Born on the Isle of Man in the U.K. in 1946, Gibb is a nine-time Grammy Award® winner and an inductee into the Rock & Roll Hall of Fame and Songwriters Hall Of Fame. When Wayne Newton covered the 18-year-old Gibb’s They’ll Never Know in 1964, he became the first of hundreds of American artists to record Gibb-written songs—everyone from Al Green, the Foo Fighters, Snoop Dogg, Elvis Presley, and Destiny’s Child.
The Bee Gees exploded internationally in 1967 with early classics like “To Love Somebody,” “Massachusetts,” and “Words.” What could have qualified as an entire career turned out to be merely a warmup for Gibb and his brothers’ culture-defining, empirical phase a decade later. With late ‘70s tracks like “Stayin’ Alive,” “Night Fever,” and “How Deep Is Your Love,” the Bee Gees combined harmony and melody with the rarest of abilities to move the heart as well as the feet.

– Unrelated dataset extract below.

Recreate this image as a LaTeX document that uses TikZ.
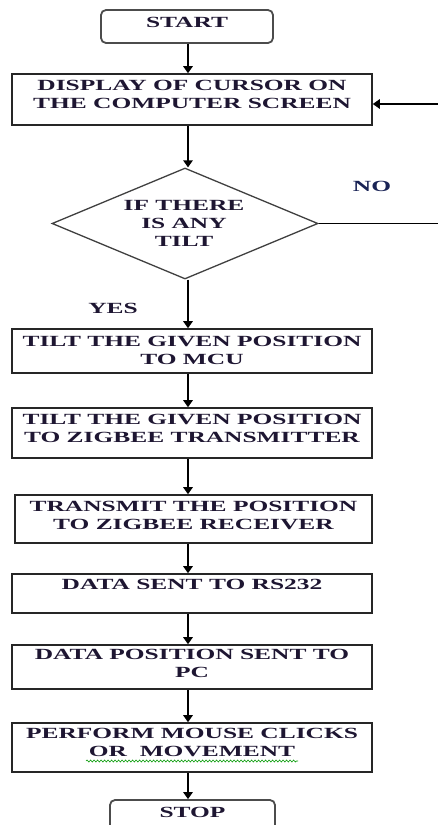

Gibb was also unafraid to give away songs most performers wouldn’t dare part with, be it Frankie Valli’s “Grease” or younger brother Andy’s “I Just Want To Be Your Everything.” Both were solo compositions, both became U.S. number one’s. The hits continued in the ‘80s and ‘90s, as well as entire albums of platinum-coated, Gibb-crafted songs for the likes of Barbra Streisand (“Woman In Love”), Dionne Warwick (“Heartbreaker”), Kenny Rogers and Dolly Parton (“Islands In The Stream”), and Diana Ross(“Chain Reaction”).

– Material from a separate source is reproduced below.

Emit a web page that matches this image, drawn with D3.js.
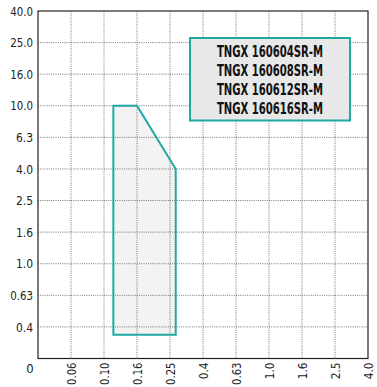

From equalling the Beatles’ six consecutive U.S. number one singles, to being the only songwriters to have five songs simultaneously in the U.S. top 10, the music of Sir Barry Gibb and his brothers is—and forever will be— etched into the very fabric of American life.
Recent Kennedy Center history: This is Barry Gibb’s first association with the Kennedy Center.